──────── COLLECTED DATA ────────
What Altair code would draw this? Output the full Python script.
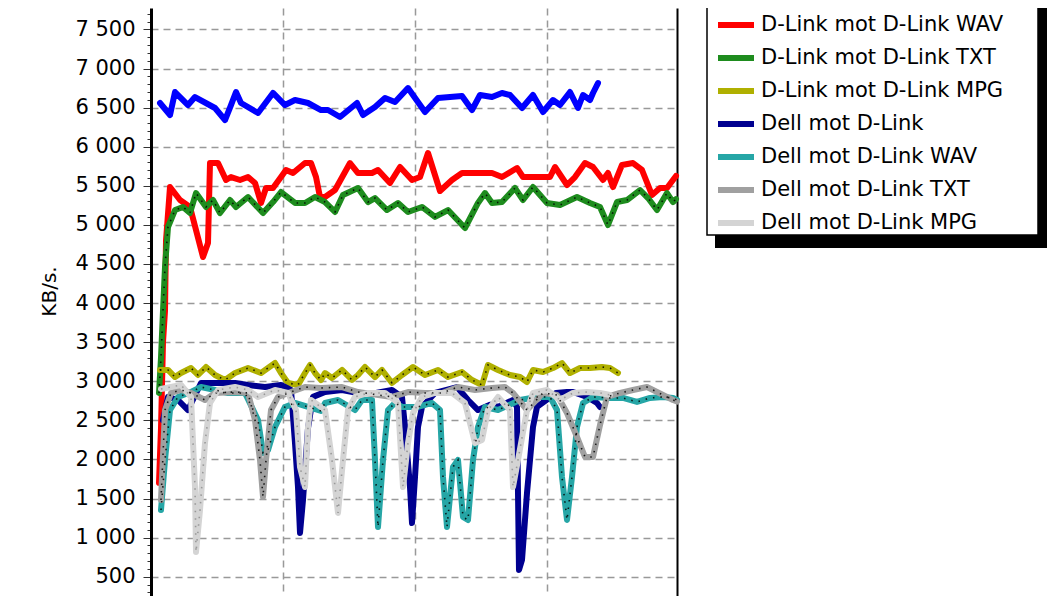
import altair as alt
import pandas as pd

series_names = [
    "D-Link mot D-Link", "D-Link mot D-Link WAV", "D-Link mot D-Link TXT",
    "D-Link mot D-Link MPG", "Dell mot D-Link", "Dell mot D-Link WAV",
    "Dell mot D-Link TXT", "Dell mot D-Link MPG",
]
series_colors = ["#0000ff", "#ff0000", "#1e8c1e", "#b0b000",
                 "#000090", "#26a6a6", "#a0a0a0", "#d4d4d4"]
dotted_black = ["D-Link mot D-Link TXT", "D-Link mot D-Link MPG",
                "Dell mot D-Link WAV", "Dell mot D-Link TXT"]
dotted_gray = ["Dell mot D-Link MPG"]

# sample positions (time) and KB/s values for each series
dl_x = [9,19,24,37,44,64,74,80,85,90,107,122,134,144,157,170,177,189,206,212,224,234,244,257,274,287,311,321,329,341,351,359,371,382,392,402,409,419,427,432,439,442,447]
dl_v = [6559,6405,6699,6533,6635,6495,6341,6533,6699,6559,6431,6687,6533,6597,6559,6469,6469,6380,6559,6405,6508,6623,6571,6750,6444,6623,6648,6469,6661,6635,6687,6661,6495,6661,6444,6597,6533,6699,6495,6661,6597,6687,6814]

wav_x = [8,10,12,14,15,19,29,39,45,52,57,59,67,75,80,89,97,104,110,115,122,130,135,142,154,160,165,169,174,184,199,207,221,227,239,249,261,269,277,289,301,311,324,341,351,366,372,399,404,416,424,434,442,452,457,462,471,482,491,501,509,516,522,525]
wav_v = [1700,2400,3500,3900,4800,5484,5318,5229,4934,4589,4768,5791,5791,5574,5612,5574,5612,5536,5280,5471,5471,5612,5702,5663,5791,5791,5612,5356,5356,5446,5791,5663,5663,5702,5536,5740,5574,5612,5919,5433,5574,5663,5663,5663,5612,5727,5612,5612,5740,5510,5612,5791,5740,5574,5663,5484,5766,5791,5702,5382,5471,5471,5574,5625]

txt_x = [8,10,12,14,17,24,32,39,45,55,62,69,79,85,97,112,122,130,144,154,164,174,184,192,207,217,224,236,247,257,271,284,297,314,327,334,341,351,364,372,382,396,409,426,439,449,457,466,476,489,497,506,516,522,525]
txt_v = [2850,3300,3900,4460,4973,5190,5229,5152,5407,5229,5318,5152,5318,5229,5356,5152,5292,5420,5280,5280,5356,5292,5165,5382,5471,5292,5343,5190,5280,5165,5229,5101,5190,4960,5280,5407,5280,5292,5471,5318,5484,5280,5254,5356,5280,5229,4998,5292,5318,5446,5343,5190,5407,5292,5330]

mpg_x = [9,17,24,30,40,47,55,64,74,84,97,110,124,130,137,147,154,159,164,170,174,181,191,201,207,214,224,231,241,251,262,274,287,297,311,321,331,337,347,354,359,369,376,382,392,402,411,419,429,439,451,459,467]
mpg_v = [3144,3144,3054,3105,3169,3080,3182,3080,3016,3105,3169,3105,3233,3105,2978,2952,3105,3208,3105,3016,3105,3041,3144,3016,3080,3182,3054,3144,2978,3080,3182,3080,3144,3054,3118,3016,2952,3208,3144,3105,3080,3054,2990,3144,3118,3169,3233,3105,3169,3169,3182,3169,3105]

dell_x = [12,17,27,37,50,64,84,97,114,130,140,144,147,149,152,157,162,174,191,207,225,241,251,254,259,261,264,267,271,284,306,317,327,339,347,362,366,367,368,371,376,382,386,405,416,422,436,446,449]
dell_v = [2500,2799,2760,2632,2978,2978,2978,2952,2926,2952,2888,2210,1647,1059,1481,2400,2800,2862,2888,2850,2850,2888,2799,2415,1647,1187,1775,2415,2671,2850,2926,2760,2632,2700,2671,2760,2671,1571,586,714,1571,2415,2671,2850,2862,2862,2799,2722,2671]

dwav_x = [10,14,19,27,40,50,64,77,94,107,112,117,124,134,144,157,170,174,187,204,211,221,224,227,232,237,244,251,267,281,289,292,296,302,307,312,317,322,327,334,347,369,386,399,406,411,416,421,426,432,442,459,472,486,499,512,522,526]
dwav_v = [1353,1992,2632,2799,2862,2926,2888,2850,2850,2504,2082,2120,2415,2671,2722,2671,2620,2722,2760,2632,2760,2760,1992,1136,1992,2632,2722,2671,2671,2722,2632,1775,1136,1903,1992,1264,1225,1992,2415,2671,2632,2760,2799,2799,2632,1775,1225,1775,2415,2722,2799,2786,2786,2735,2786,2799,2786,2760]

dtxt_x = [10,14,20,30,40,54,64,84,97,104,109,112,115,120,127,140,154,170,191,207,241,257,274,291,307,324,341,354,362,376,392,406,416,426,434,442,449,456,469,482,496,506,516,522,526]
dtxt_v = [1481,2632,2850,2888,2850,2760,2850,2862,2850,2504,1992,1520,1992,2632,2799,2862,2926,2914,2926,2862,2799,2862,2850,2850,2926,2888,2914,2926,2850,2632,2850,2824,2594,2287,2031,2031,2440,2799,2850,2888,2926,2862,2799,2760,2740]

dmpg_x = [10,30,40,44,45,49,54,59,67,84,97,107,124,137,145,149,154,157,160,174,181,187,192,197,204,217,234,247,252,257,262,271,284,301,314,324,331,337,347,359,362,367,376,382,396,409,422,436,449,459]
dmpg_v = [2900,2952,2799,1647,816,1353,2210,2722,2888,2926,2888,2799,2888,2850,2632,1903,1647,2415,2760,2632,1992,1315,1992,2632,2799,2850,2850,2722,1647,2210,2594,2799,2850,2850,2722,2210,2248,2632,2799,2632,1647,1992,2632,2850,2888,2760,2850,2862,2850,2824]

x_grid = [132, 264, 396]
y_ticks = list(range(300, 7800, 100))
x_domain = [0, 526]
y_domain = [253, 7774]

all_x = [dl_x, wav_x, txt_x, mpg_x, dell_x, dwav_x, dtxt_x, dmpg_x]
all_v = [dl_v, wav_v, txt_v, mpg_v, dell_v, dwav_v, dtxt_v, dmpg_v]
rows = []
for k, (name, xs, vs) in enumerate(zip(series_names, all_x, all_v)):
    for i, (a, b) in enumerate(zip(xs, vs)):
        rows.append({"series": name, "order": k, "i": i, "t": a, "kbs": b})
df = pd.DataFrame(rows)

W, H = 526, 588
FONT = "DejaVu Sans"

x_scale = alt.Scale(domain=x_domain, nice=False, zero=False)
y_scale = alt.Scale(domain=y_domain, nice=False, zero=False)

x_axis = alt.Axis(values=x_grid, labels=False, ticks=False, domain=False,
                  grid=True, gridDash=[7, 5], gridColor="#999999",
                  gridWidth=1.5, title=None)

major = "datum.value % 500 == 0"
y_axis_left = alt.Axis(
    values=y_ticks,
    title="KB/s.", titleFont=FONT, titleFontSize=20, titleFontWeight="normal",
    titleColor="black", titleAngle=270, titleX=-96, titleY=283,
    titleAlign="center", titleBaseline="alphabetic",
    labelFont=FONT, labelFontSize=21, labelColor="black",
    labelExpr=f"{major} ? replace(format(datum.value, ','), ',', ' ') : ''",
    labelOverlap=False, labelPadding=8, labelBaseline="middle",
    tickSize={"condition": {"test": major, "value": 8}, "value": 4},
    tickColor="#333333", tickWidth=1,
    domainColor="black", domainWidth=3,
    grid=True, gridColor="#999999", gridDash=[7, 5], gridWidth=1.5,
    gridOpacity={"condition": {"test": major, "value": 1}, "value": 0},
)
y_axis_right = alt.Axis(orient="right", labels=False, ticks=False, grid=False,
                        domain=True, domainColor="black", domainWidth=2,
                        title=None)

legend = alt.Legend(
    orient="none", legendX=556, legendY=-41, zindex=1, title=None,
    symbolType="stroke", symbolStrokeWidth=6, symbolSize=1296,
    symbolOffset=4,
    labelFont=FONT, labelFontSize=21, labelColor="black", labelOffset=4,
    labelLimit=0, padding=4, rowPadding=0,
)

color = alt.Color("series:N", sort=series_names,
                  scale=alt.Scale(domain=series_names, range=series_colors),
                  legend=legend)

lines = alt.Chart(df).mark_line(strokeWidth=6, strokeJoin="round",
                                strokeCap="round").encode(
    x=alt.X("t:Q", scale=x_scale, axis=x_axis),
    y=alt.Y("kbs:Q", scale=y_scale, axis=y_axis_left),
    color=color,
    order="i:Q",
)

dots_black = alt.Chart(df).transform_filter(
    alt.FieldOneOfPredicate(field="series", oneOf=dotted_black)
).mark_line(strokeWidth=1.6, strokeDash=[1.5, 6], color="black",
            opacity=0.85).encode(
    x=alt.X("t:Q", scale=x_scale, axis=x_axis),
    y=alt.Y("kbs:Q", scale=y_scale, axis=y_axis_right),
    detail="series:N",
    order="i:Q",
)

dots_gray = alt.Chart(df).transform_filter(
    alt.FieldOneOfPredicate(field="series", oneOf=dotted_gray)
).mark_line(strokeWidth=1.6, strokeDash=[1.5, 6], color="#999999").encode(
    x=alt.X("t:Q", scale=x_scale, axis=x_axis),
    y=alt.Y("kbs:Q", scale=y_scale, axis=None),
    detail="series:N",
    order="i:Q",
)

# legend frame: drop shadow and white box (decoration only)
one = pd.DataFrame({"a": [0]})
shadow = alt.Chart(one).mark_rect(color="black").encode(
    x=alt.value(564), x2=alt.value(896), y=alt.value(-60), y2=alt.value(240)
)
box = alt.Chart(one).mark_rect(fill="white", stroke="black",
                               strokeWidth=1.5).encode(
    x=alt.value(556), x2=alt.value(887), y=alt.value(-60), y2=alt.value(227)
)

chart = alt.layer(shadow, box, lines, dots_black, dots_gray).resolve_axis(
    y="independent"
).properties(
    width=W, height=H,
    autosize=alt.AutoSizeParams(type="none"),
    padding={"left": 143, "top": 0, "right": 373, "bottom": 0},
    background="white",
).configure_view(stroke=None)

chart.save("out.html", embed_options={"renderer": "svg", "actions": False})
────────
▶ **WHAT YOU SHOULD DO**: Look at the listing and set down only the lines from its start through the line with "import pandas as pd", word for word and without pictures.

▶ **SOLUTION TO THE PROBLEM**:
What Altair code would draw this? Output the full Python script.
import altair as alt
import pandas as pd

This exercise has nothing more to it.